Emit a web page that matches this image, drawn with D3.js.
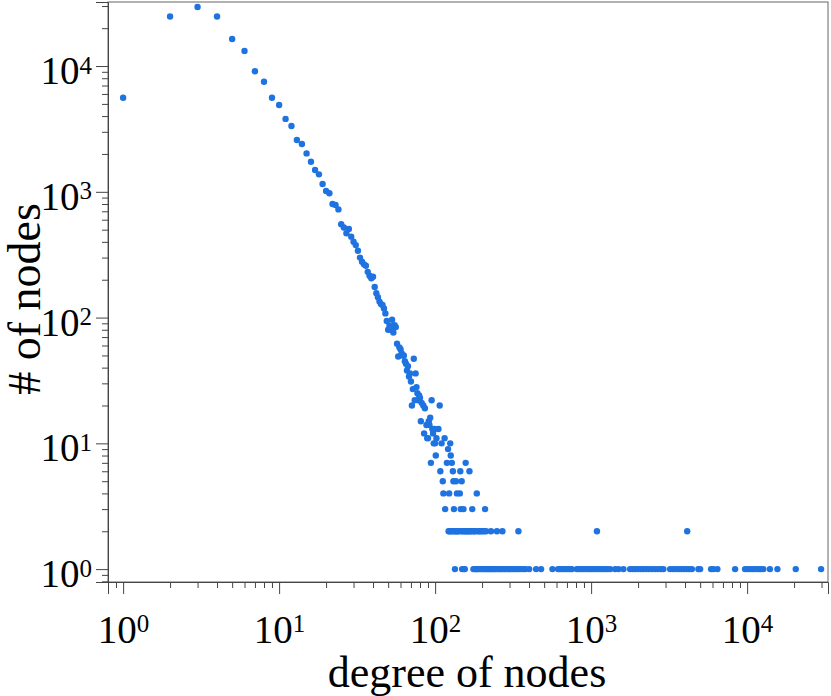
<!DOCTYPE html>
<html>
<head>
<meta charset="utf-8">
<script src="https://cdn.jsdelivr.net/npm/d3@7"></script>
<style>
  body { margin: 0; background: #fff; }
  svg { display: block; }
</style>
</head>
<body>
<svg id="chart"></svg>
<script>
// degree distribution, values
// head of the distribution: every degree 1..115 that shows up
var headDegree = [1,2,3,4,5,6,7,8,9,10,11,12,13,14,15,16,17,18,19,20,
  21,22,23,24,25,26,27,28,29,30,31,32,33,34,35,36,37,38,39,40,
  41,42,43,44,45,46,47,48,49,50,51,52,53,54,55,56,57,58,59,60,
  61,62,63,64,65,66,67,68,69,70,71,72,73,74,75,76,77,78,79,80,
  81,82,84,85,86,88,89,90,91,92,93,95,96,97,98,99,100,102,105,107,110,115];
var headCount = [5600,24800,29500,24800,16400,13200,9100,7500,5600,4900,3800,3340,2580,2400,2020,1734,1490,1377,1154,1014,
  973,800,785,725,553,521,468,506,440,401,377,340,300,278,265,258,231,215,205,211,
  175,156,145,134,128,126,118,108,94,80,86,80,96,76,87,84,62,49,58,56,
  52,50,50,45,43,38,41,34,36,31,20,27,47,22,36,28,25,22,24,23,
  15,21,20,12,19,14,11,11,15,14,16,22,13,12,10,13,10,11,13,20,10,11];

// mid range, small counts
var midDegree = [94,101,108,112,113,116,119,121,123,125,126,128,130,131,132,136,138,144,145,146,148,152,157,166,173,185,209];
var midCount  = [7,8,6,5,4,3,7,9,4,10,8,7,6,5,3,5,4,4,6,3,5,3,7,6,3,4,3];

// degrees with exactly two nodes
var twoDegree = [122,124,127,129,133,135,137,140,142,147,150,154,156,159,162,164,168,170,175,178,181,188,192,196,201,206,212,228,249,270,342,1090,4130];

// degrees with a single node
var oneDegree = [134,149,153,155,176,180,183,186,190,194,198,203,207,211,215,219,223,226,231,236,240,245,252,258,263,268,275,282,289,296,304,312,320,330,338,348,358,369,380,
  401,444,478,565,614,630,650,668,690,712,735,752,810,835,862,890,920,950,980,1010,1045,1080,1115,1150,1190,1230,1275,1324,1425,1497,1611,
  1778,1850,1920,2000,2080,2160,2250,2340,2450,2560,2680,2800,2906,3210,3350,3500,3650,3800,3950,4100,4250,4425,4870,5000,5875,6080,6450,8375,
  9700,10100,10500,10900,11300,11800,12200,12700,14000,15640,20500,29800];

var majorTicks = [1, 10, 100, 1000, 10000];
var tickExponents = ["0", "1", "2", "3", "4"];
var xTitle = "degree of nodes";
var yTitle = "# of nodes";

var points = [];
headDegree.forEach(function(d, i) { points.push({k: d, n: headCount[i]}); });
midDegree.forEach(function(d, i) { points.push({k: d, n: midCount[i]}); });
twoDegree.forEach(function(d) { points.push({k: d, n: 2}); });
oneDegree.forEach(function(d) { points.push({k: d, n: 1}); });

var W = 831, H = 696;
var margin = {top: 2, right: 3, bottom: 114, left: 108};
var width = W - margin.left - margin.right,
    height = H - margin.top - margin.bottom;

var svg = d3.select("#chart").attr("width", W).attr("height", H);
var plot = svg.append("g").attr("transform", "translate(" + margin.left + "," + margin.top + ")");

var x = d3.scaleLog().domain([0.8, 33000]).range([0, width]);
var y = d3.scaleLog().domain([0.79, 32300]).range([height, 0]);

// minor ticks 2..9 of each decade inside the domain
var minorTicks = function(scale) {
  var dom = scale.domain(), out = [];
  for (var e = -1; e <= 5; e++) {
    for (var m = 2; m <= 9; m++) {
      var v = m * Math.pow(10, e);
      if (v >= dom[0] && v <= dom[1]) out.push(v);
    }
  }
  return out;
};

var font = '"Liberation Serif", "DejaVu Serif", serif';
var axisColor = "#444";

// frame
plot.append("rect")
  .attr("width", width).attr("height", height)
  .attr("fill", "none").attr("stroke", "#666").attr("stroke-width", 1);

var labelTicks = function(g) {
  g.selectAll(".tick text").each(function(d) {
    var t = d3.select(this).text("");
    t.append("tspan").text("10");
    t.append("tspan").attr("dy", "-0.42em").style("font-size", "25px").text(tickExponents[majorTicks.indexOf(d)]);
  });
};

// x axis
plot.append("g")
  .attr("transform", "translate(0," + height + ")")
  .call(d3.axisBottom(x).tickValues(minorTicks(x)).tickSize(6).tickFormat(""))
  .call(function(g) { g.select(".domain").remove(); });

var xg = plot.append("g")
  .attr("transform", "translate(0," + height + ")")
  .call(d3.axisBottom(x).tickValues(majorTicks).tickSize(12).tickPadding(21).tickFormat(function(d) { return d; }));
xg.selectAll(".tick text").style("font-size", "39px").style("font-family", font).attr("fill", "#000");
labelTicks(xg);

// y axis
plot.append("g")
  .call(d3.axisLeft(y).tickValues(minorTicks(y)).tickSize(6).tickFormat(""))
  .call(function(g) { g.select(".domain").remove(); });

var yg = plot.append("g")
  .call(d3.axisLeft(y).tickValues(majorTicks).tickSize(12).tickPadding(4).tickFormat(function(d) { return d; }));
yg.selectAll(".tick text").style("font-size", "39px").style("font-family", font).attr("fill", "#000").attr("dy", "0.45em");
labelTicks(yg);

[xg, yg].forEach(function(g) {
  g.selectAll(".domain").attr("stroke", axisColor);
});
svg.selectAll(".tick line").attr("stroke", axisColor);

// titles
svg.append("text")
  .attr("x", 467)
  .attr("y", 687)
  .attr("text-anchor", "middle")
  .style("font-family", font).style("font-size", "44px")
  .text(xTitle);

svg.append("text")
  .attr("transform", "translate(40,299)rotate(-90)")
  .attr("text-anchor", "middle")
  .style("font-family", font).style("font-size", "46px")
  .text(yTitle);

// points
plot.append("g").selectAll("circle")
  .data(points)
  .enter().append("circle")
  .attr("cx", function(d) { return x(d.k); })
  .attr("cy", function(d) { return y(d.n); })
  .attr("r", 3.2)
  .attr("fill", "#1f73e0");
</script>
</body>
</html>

----

Write the material out again exactly as it appears, dropping the pictures.

** RESULT OF THE TASK **
Emit a web page that matches this image, drawn with D3.js.
<!DOCTYPE html>
<html>
<head>
<meta charset="utf-8">
<script src="https://cdn.jsdelivr.net/npm/d3@7"></script>
<style>
  body { margin: 0; background: #fff; }
  svg { display: block; }
</style>
</head>
<body>
<svg id="chart"></svg>
<script>
// degree distribution, values
// head of the distribution: every degree 1..115 that shows up
var headDegree = [1,2,3,4,5,6,7,8,9,10,11,12,13,14,15,16,17,18,19,20,
  21,22,23,24,25,26,27,28,29,30,31,32,33,34,35,36,37,38,39,40,
  41,42,43,44,45,46,47,48,49,50,51,52,53,54,55,56,57,58,59,60,
  61,62,63,64,65,66,67,68,69,70,71,72,73,74,75,76,77,78,79,80,
  81,82,84,85,86,88,89,90,91,92,93,95,96,97,98,99,100,102,105,107,110,115];
var headCount = [5600,24800,29500,24800,16400,13200,9100,7500,5600,4900,3800,3340,2580,2400,2020,1734,1490,1377,1154,1014,
  973,800,785,725,553,521,468,506,440,401,377,340,300,278,265,258,231,215,205,211,
  175,156,145,134,128,126,118,108,94,80,86,80,96,76,87,84,62,49,58,56,
  52,50,50,45,43,38,41,34,36,31,20,27,47,22,36,28,25,22,24,23,
  15,21,20,12,19,14,11,11,15,14,16,22,13,12,10,13,10,11,13,20,10,11];

// mid range, small counts
var midDegree = [94,101,108,112,113,116,119,121,123,125,126,128,130,131,132,136,138,144,145,146,148,152,157,166,173,185,209];
var midCount  = [7,8,6,5,4,3,7,9,4,10,8,7,6,5,3,5,4,4,6,3,5,3,7,6,3,4,3];

// degrees with exactly two nodes
var twoDegree = [122,124,127,129,133,135,137,140,142,147,150,154,156,159,162,164,168,170,175,178,181,188,192,196,201,206,212,228,249,270,342,1090,4130];

// degrees with a single node
var oneDegree = [134,149,153,155,176,180,183,186,190,194,198,203,207,211,215,219,223,226,231,236,240,245,252,258,263,268,275,282,289,296,304,312,320,330,338,348,358,369,380,
  401,444,478,565,614,630,650,668,690,712,735,752,810,835,862,890,920,950,980,1010,1045,1080,1115,1150,1190,1230,1275,1324,1425,1497,1611,
  1778,1850,1920,2000,2080,2160,2250,2340,2450,2560,2680,2800,2906,3210,3350,3500,3650,3800,3950,4100,4250,4425,4870,5000,5875,6080,6450,8375,
  9700,10100,10500,10900,11300,11800,12200,12700,14000,15640,20500,29800];

var majorTicks = [1, 10, 100, 1000, 10000];
var tickExponents = ["0", "1", "2", "3", "4"];
var xTitle = "degree of nodes";
var yTitle = "# of nodes";

var points = [];
headDegree.forEach(function(d, i) { points.push({k: d, n: headCount[i]}); });
midDegree.forEach(function(d, i) { points.push({k: d, n: midCount[i]}); });
twoDegree.forEach(function(d) { points.push({k: d, n: 2}); });
oneDegree.forEach(function(d) { points.push({k: d, n: 1}); });

var W = 831, H = 696;
var margin = {top: 2, right: 3, bottom: 114, left: 108};
var width = W - margin.left - margin.right,
    height = H - margin.top - margin.bottom;

var svg = d3.select("#chart").attr("width", W).attr("height", H);
var plot = svg.append("g").attr("transform", "translate(" + margin.left + "," + margin.top + ")");

var x = d3.scaleLog().domain([0.8, 33000]).range([0, width]);
var y = d3.scaleLog().domain([0.79, 32300]).range([height, 0]);

// minor ticks 2..9 of each decade inside the domain
var minorTicks = function(scale) {
  var dom = scale.domain(), out = [];
  for (var e = -1; e <= 5; e++) {
    for (var m = 2; m <= 9; m++) {
      var v = m * Math.pow(10, e);
      if (v >= dom[0] && v <= dom[1]) out.push(v);
    }
  }
  return out;
};

var font = '"Liberation Serif", "DejaVu Serif", serif';
var axisColor = "#444";

// frame
plot.append("rect")
  .attr("width", width).attr("height", height)
  .attr("fill", "none").attr("stroke", "#666").attr("stroke-width", 1);

var labelTicks = function(g) {
  g.selectAll(".tick text").each(function(d) {
    var t = d3.select(this).text("");
    t.append("tspan").text("10");
    t.append("tspan").attr("dy", "-0.42em").style("font-size", "25px").text(tickExponents[majorTicks.indexOf(d)]);
  });
};

// x axis
plot.append("g")
  .attr("transform", "translate(0," + height + ")")
  .call(d3.axisBottom(x).tickValues(minorTicks(x)).tickSize(6).tickFormat(""))
  .call(function(g) { g.select(".domain").remove(); });

var xg = plot.append("g")
  .attr("transform", "translate(0," + height + ")")
  .call(d3.axisBottom(x).tickValues(majorTicks).tickSize(12).tickPadding(21).tickFormat(function(d) { return d; }));
xg.selectAll(".tick text").style("font-size", "39px").style("font-family", font).attr("fill", "#000");
labelTicks(xg);

// y axis
plot.append("g")
  .call(d3.axisLeft(y).tickValues(minorTicks(y)).tickSize(6).tickFormat(""))
  .call(function(g) { g.select(".domain").remove(); });

var yg = plot.append("g")
  .call(d3.axisLeft(y).tickValues(majorTicks).tickSize(12).tickPadding(4).tickFormat(function(d) { return d; }));
yg.selectAll(".tick text").style("font-size", "39px").style("font-family", font).attr("fill", "#000").attr("dy", "0.45em");
labelTicks(yg);

[xg, yg].forEach(function(g) {
  g.selectAll(".domain").attr("stroke", axisColor);
});
svg.selectAll(".tick line").attr("stroke", axisColor);

// titles
svg.append("text")
  .attr("x", 467)
  .attr("y", 687)
  .attr("text-anchor", "middle")
  .style("font-family", font).style("font-size", "44px")
  .text(xTitle);

svg.append("text")
  .attr("transform", "translate(40,299)rotate(-90)")
  .attr("text-anchor", "middle")
  .style("font-family", font).style("font-size", "46px")
  .text(yTitle);

// points
plot.append("g").selectAll("circle")
  .data(points)
  .enter().append("circle")
  .attr("cx", function(d) { return x(d.k); })
  .attr("cy", function(d) { return y(d.n); })
  .attr("r", 3.2)
  .attr("fill", "#1f73e0");
</script>
</body>
</html>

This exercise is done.